If you were given leave to do something, but then an order was made which invalidated it, and now that order itself has been revoked – is the result that you’ve automatically got leave again? Is your original leave “revived” in other words, by the revocation of the order invalidating it? This was the sort of question the Supreme Court decided in its judgment today. You don’t get your leave back, it said – at least not in an immigration case after a deportation order has been revoked.

Fitzroy George was given indefinite leave to remain in the UK, but then was imprisoned more than once for drugs offences. The Home Secretary issued a deportation order, which had the effect set out in section 5(1) of the Immigration Act 1971:

a deportation order against a person shall invalidate any leave to enter or remain in the United Kingdom given him before the order is made

Mr George eventually won his appeal against deportation, though, which in effect revoked the deportation order because it breached his right to family life. He could not, then, be deported, for legal reasons.

The Court of Appeal had decided (by a majority of two to one, Lord Justice Maurice Kay agreeing with Sir Stephen Sedley, against Lord Justice Stanley Burton) that the indefinite leave to remain was revived by that court decision. The main plank of its reasoning was the existence of a power under section 76(1) of the Nationality, Immigration and Asylum Act 2002 to revoke leave:

(1) The Secretary of State may revoke a person’s indefinite leave to enter or remain in the United Kingdom if the person—
(a) is liable to deportation, but
(b) cannot be deported for legal reasons.

That power would never have been necessary, the Court of Appeal said, had leave remained “invalidated” anyway, after a deportation order was revoked. And seeing leave to remain as having been revived resulted in a straightforward and fair situation, whereby the Home Secretary could still revoke leave, subject to an appeal.

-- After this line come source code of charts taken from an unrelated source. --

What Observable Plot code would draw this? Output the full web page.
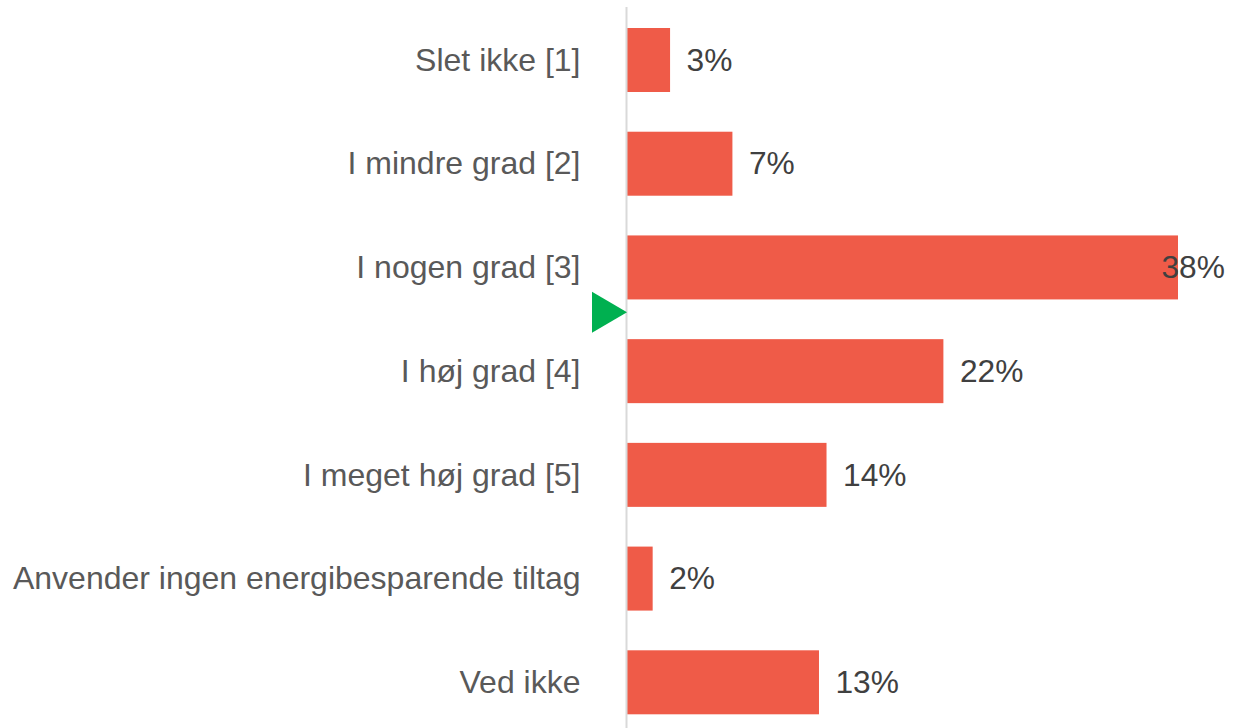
<!DOCTYPE html>
<html>
<head>
<meta charset="utf-8">
<script src="https://cdn.jsdelivr.net/npm/d3@7"></script>
<script src="https://cdn.jsdelivr.net/npm/@observablehq/plot@0.6"></script>
<style>
  html, body { margin: 0; padding: 0; background: #ffffff; overflow: hidden; }
  #chart svg { display: block; }
</style>
</head>
<body>
<div id="chart"></div>
<script>
const categories = [
  "Slet ikke [1]",
  "I mindre grad [2]",
  "I nogen grad [3]",
  "I høj grad [4]",
  "I meget høj grad [5]",
  "Anvender ingen energibesparende tiltag",
  "Ved ikke"
];
const values = [2.97, 7.27, 38.0, 21.82, 13.76, 1.77, 13.24];
const scaleScores = [1, 2, 3, 4, 5, null, null];

const data = categories.map((c, i) => ({category: c, value: values[i], score: scaleScores[i]}));
const maxValue = d3.max(values);

// weighted mean of the 1–5 scale answers
const scored = data.filter(d => d.score != null);
const meanScore = d3.sum(scored, d => d.score * d.value) / d3.sum(scored, d => d.value);

const font = "'Liberation Sans', Arial, sans-serif";

const meanMarker = (index, scales, values, dimensions, context) => {
  const y = scales.y;
  const step = y.step();
  const bw = y.bandwidth();
  const lo = Math.floor(meanScore);
  const frac = meanScore - lo;
  const cy = y(categories[lo - 1]) + bw / 2 + frac * step;
  const x0 = scales.x(0);
  const path = d3.create("svg:path")
    .attr("d", `M${x0},${cy} L${x0 - 35},${cy - 20.5} L${x0 - 35},${cy + 20.5} Z`)
    .attr("fill", "#00B050");
  return path.node();
};

const chart = Plot.plot({
  width: 1250,
  height: 728,
  marginLeft: 627,
  marginRight: 43,
  marginTop: 7,
  marginBottom: 0,
  style: {fontFamily: font, background: "#ffffff"},
  x: {domain: [0, 40], axis: null},
  y: {domain: categories, range: [28, 714.3], paddingInner: 0.383, paddingOuter: 0, round: false, label: null},
  marks: [
    Plot.axisY({
      tickSize: 0,
      tickPadding: 47,
      fontSize: 32,
      fill: "#595959",
      label: null
    }),
    Plot.barX(data, {x: "value", y: "category", fill: "#EF5B48"}),
    Plot.ruleX([0], {stroke: "#D9D9D9", strokeWidth: 2, dx: -1}),
    Plot.text(data.filter(d => d.value !== maxValue), {
      x: "value", y: "category",
      text: d => `${Math.round(d.value)}%`,
      textAnchor: "start", dx: 16, fontSize: 31.7, fill: "#404040"
    }),
    Plot.text(data.filter(d => d.value === maxValue), {
      x: "value", y: "category",
      text: d => `${Math.round(d.value)}%`,
      textAnchor: "start", dx: -17, fontSize: 31.7, fill: "#404040"
    }),
    meanMarker
  ]
});

document.getElementById("chart").append(chart);
</script>
</body>
</html>
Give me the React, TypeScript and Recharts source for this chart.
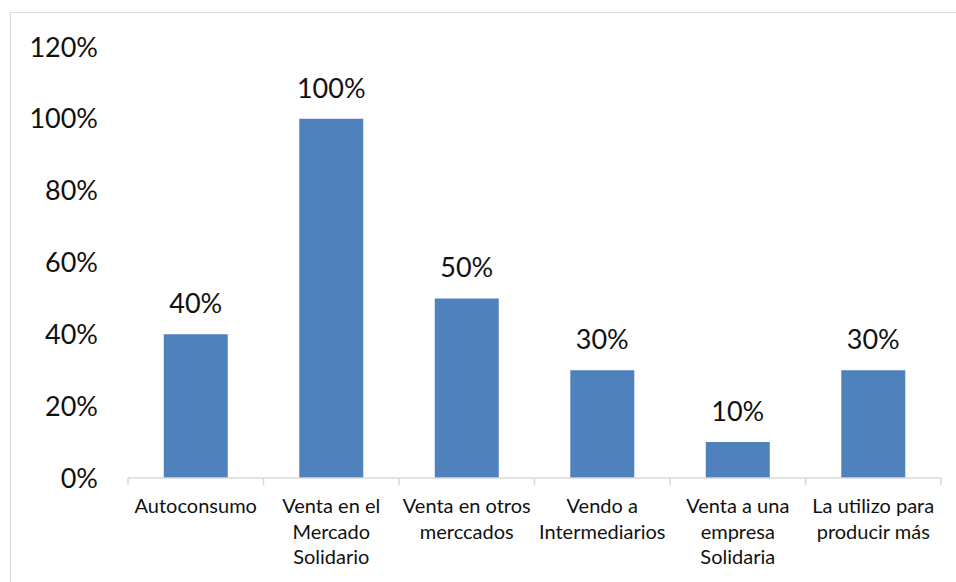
import { Bar, BarChart, LabelList, XAxis, YAxis } from "recharts";

const categories = [
  "Autoconsumo",
  "Venta en el|Mercado|Solidario",
  "Venta en otros|merccados",
  "Vendo a|Intermediarios",
  "Venta a una|empresa|Solidaria",
  "La utilizo para|producir más",
];
const shares = [0.4, 1.0, 0.5, 0.3, 0.1, 0.3];
const yTicks = [0, 0.2, 0.4, 0.6, 0.8, 1.0, 1.2];

const data = categories.map((name, i) => ({ name, value: shares[i] }));

const FONT = "Lato, 'Open Sans', sans-serif";
const pct = (v: number) => `${Math.round(v * 100)}%`;

// multi-line category label plus the boundary tick marks Excel draws between bars
function CategoryTick(props: any) {
  const { x, y, payload, index, visibleTicksCount, width } = props;
  const half = width / (visibleTicksCount || categories.length) / 2;
  const lines = String(payload.value).split("|");
  return (
    <g>
      <line x1={x - half} x2={x - half} y1={y - 8} y2={y - 1} stroke="#d9d9d9" strokeWidth={1.5} />
      {index === categories.length - 1 && (
        <line x1={x + half} x2={x + half} y1={y - 8} y2={y - 1} stroke="#d9d9d9" strokeWidth={1.5} />
      )}
      <text x={x} y={y + 27} textAnchor="middle" fill="#111" fontSize={20} fontFamily={FONT}>
        {lines.map((l, i) => (
          <tspan key={i} x={x} dy={i === 0 ? 0 : 25.5}>
            {l}
          </tspan>
        ))}
      </text>
    </g>
  );
}

export default function App() {
  return (
    <div style={{ position: "relative", width: 956, height: 582, overflow: "hidden" }}>
      <style>{"html,body{margin:0;padding:0;overflow:hidden;background:#fff}"}</style>
      <BarChart
        width={956}
        height={582}
        data={data}
        margin={{ top: 47, right: 15, bottom: 0, left: 0 }}
        barCategoryGap="26.4%"
      >
        <XAxis
          dataKey="name"
          height={104}
          interval={0}
          axisLine={{ stroke: "#d9d9d9", strokeWidth: 1.5 }}
          tickLine={false}
          tickSize={8}
          tickMargin={0}
          tick={<CategoryTick />}
        />
        <YAxis
          width={128}
          domain={[0, 1.2]}
          ticks={yTicks}
          tickFormatter={pct}
          axisLine={false}
          tickLine={false}
          tickSize={0}
          tickMargin={30}
          tick={{ fill: "#111", fontSize: 27, fontFamily: FONT }}
        />
        <Bar dataKey="value" fill="#4F81BD" isAnimationActive={false}>
          <LabelList
            dataKey="value"
            position="top"
            offset={21}
            formatter={(v: any) => pct(Number(v))}
            fill="#111"
            fontSize={27}
            fontFamily={FONT}
          />
        </Bar>
      </BarChart>
      <div
        style={{
          position: "absolute",
          left: 10,
          top: 12,
          width: 960,
          height: 600,
          borderTop: "1.5px solid #d9d9d9",
          borderLeft: "1.5px solid #d9d9d9",
          pointerEvents: "none",
        }}
      />
    </div>
  );
}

The Supreme Court unanimously disagrees, in a single judgment given by Lord Hughes. It’s clear from every version of the Immigration Rules since 1971, he says, that Parliament has assumed leave is invalidated once and for all by a deportation order – so that must have been Parliament’s intention all along. Section 76 of the still makes sense even if leave is extinguished for ever, he says, since it covers the different situation of a person liable to deportation but who’s never been subject to a deportation order. And there’s no need for any further appeal about the invalidation of indefinite leave to remain, since Mr George has already has ample rights of appeal.

Lord Hughes puts a great deal of emphasis on the Immigration Rules as an extrinsic aid to interpretation, but really the essence of his reasoning is a paragraph 29:

The terms of section 5 of the 1971 Act are, as words, capable either of importing revival of leave or of not doing so. Revival is not their natural meaning, because the natural meaning is that revocation takes effect when it happens and does not undo events occurring during the lifetime of the deportation order. Revival is a significant and far-reaching legal concept, and it is much more likely that it would have been specifically provided for if it had been intended.